Travelers Europe said on Tuesday that it will apply to the Central Bank for authorisation for a new, wholly owned insurance subsidiary in Dublin to serve its European Union based companies post-Brexit. The move comes as the EU's chief negotiator ruled out retaining access to the financial services passport for UK based companies.
The US insurance company is set to follow the example of a host of other financial services companies, including Bank of America and Barclays Bank which have opted to either expand existing, or set up new, operations in Dublin following the UK's decision to leave the European Union.
In a statement, Travelers said that its new Irish entity will enable it continue to “seamlessly serve” its customers and broking partners in Ireland and across Europe when the UK exits the EU. The new Irish operation won’t affect Travelers’ existing UK-based operations, the company said.
"Ireland is a natural choice for Travelers to establish its EU-based subsidiary," said Matthew Wilson, CEO of Travelers Europe. "We have been present in the Irish general insurance market for more than 20 years, and our new company will utilise our existing branch resources. We look forward to deepening our relationships with brokers, customers and regulators in Ireland, as well as continuing to serve our policyholders who have assets throughout Europe."

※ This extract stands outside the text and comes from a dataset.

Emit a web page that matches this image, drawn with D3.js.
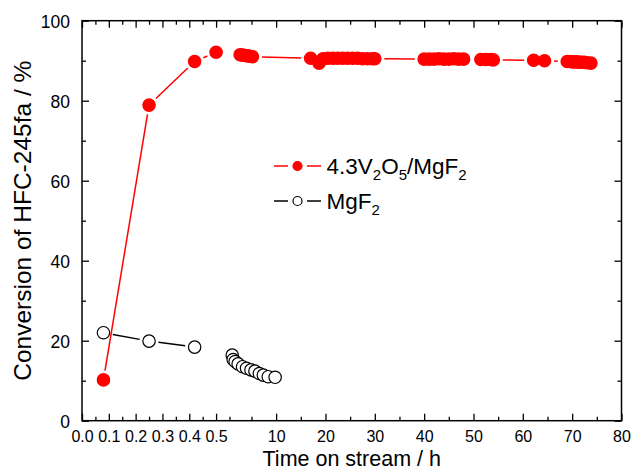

On Tuesday, Michel Barnier, chief Brexit negotiator for the European Union, ruled out a special deal for the city of London, as he made it clear that he was not open to a free trade agreement which included financial services, and stated that the UK leaves the EU, it means that companies based there also lose the financial services passport.
His comments mean that locations such as Dublin, Frankfurt and Paris, will remain attractive for companies looking for EU hubs which would allow them to continue to operate on a passporting basis throughout the EU.